THE REQUEST: Carry none of the pictures over; write out the complete data exactly.

------

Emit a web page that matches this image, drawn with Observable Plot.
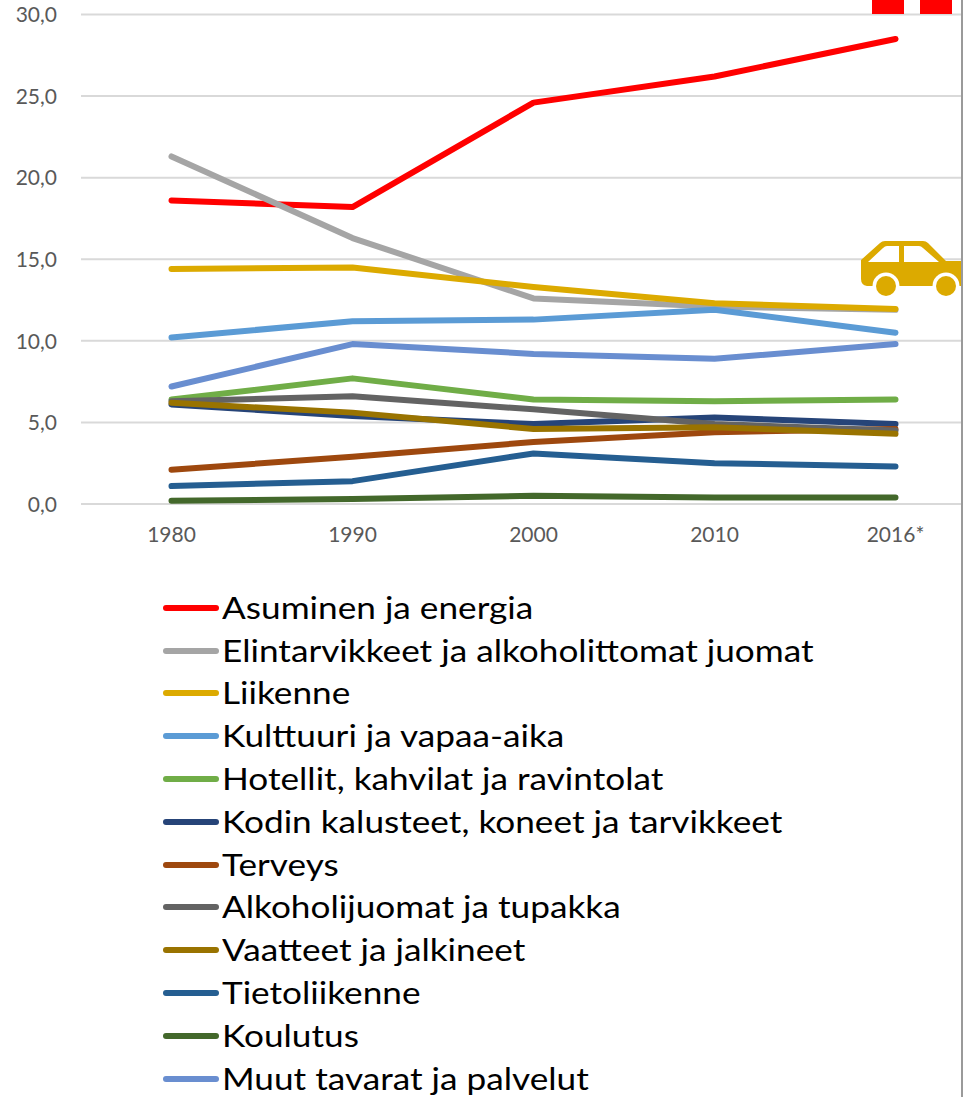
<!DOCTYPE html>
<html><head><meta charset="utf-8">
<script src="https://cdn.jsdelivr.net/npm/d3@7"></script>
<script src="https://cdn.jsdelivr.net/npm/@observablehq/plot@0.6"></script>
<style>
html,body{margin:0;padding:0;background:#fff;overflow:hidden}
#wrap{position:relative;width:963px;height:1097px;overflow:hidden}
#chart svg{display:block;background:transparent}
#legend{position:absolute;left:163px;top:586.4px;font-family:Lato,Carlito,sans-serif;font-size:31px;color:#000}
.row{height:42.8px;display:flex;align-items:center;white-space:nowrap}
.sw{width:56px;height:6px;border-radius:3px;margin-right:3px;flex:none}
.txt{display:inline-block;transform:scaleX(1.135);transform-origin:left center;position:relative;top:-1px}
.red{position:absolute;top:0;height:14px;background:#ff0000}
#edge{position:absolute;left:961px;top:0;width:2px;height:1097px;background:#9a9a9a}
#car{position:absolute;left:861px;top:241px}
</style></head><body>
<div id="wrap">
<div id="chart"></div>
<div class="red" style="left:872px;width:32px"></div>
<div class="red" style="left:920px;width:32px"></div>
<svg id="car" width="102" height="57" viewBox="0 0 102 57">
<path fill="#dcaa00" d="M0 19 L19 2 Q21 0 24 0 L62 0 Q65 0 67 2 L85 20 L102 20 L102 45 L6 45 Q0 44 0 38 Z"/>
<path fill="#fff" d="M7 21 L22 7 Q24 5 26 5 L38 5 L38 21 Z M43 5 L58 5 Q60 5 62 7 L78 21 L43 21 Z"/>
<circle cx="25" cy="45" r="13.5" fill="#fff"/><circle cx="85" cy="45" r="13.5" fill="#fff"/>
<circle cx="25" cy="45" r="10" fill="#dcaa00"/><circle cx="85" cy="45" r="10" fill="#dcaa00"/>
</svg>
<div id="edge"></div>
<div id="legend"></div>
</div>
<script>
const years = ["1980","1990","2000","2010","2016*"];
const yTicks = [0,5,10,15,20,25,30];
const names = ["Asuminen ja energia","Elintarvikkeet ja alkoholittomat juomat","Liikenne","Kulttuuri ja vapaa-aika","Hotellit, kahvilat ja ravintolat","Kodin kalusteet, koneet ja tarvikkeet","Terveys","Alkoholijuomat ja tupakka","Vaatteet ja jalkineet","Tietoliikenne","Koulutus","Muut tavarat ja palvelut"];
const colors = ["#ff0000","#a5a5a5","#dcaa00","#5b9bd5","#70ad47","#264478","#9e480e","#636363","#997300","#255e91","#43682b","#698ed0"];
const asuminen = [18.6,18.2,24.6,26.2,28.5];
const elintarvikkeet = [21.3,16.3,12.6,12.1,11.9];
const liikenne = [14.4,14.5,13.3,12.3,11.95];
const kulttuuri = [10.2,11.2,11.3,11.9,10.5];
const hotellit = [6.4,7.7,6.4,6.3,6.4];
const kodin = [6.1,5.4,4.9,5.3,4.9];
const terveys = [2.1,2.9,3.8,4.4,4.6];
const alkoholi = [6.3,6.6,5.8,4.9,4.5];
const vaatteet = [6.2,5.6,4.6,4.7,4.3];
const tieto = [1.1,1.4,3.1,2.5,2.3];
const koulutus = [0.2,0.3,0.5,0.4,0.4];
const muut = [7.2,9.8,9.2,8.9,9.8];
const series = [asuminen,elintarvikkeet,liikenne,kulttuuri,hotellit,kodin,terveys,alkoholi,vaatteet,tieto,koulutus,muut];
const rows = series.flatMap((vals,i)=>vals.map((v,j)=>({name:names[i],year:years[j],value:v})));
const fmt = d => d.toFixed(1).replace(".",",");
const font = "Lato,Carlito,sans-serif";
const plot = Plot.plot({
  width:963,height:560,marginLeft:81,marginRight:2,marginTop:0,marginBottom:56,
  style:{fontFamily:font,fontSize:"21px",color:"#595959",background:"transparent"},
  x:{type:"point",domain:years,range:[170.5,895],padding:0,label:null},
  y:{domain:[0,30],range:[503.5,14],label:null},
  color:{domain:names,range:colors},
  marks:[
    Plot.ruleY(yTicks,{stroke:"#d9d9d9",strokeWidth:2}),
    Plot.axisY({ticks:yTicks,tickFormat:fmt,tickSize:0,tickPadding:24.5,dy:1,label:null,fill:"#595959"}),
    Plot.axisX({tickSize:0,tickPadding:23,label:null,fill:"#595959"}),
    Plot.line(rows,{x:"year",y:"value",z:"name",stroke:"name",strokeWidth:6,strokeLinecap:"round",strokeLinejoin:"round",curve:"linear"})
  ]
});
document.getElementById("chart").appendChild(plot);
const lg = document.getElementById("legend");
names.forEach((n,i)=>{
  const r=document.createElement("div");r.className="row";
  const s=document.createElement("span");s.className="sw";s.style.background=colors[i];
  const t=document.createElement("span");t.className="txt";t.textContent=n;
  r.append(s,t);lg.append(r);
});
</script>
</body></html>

------

REPLY:
Emit a web page that matches this image, drawn with Observable Plot.
<!DOCTYPE html>
<html><head><meta charset="utf-8">
<script src="https://cdn.jsdelivr.net/npm/d3@7"></script>
<script src="https://cdn.jsdelivr.net/npm/@observablehq/plot@0.6"></script>
<style>
html,body{margin:0;padding:0;background:#fff;overflow:hidden}
#wrap{position:relative;width:963px;height:1097px;overflow:hidden}
#chart svg{display:block;background:transparent}
#legend{position:absolute;left:163px;top:586.4px;font-family:Lato,Carlito,sans-serif;font-size:31px;color:#000}
.row{height:42.8px;display:flex;align-items:center;white-space:nowrap}
.sw{width:56px;height:6px;border-radius:3px;margin-right:3px;flex:none}
.txt{display:inline-block;transform:scaleX(1.135);transform-origin:left center;position:relative;top:-1px}
.red{position:absolute;top:0;height:14px;background:#ff0000}
#edge{position:absolute;left:961px;top:0;width:2px;height:1097px;background:#9a9a9a}
#car{position:absolute;left:861px;top:241px}
</style></head><body>
<div id="wrap">
<div id="chart"></div>
<div class="red" style="left:872px;width:32px"></div>
<div class="red" style="left:920px;width:32px"></div>
<svg id="car" width="102" height="57" viewBox="0 0 102 57">
<path fill="#dcaa00" d="M0 19 L19 2 Q21 0 24 0 L62 0 Q65 0 67 2 L85 20 L102 20 L102 45 L6 45 Q0 44 0 38 Z"/>
<path fill="#fff" d="M7 21 L22 7 Q24 5 26 5 L38 5 L38 21 Z M43 5 L58 5 Q60 5 62 7 L78 21 L43 21 Z"/>
<circle cx="25" cy="45" r="13.5" fill="#fff"/><circle cx="85" cy="45" r="13.5" fill="#fff"/>
<circle cx="25" cy="45" r="10" fill="#dcaa00"/><circle cx="85" cy="45" r="10" fill="#dcaa00"/>
</svg>
<div id="edge"></div>
<div id="legend"></div>
</div>
<script>
const years = ["1980","1990","2000","2010","2016*"];
const yTicks = [0,5,10,15,20,25,30];
const names = ["Asuminen ja energia","Elintarvikkeet ja alkoholittomat juomat","Liikenne","Kulttuuri ja vapaa-aika","Hotellit, kahvilat ja ravintolat","Kodin kalusteet, koneet ja tarvikkeet","Terveys","Alkoholijuomat ja tupakka","Vaatteet ja jalkineet","Tietoliikenne","Koulutus","Muut tavarat ja palvelut"];
const colors = ["#ff0000","#a5a5a5","#dcaa00","#5b9bd5","#70ad47","#264478","#9e480e","#636363","#997300","#255e91","#43682b","#698ed0"];
const asuminen = [18.6,18.2,24.6,26.2,28.5];
const elintarvikkeet = [21.3,16.3,12.6,12.1,11.9];
const liikenne = [14.4,14.5,13.3,12.3,11.95];
const kulttuuri = [10.2,11.2,11.3,11.9,10.5];
const hotellit = [6.4,7.7,6.4,6.3,6.4];
const kodin = [6.1,5.4,4.9,5.3,4.9];
const terveys = [2.1,2.9,3.8,4.4,4.6];
const alkoholi = [6.3,6.6,5.8,4.9,4.5];
const vaatteet = [6.2,5.6,4.6,4.7,4.3];
const tieto = [1.1,1.4,3.1,2.5,2.3];
const koulutus = [0.2,0.3,0.5,0.4,0.4];
const muut = [7.2,9.8,9.2,8.9,9.8];
const series = [asuminen,elintarvikkeet,liikenne,kulttuuri,hotellit,kodin,terveys,alkoholi,vaatteet,tieto,koulutus,muut];
const rows = series.flatMap((vals,i)=>vals.map((v,j)=>({name:names[i],year:years[j],value:v})));
const fmt = d => d.toFixed(1).replace(".",",");
const font = "Lato,Carlito,sans-serif";
const plot = Plot.plot({
  width:963,height:560,marginLeft:81,marginRight:2,marginTop:0,marginBottom:56,
  style:{fontFamily:font,fontSize:"21px",color:"#595959",background:"transparent"},
  x:{type:"point",domain:years,range:[170.5,895],padding:0,label:null},
  y:{domain:[0,30],range:[503.5,14],label:null},
  color:{domain:names,range:colors},
  marks:[
    Plot.ruleY(yTicks,{stroke:"#d9d9d9",strokeWidth:2}),
    Plot.axisY({ticks:yTicks,tickFormat:fmt,tickSize:0,tickPadding:24.5,dy:1,label:null,fill:"#595959"}),
    Plot.axisX({tickSize:0,tickPadding:23,label:null,fill:"#595959"}),
    Plot.line(rows,{x:"year",y:"value",z:"name",stroke:"name",strokeWidth:6,strokeLinecap:"round",strokeLinejoin:"round",curve:"linear"})
  ]
});
document.getElementById("chart").appendChild(plot);
const lg = document.getElementById("legend");
names.forEach((n,i)=>{
  const r=document.createElement("div");r.className="row";
  const s=document.createElement("span");s.className="sw";s.style.background=colors[i];
  const t=document.createElement("span");t.className="txt";t.textContent=n;
  r.append(s,t);lg.append(r);
});
</script>
</body></html>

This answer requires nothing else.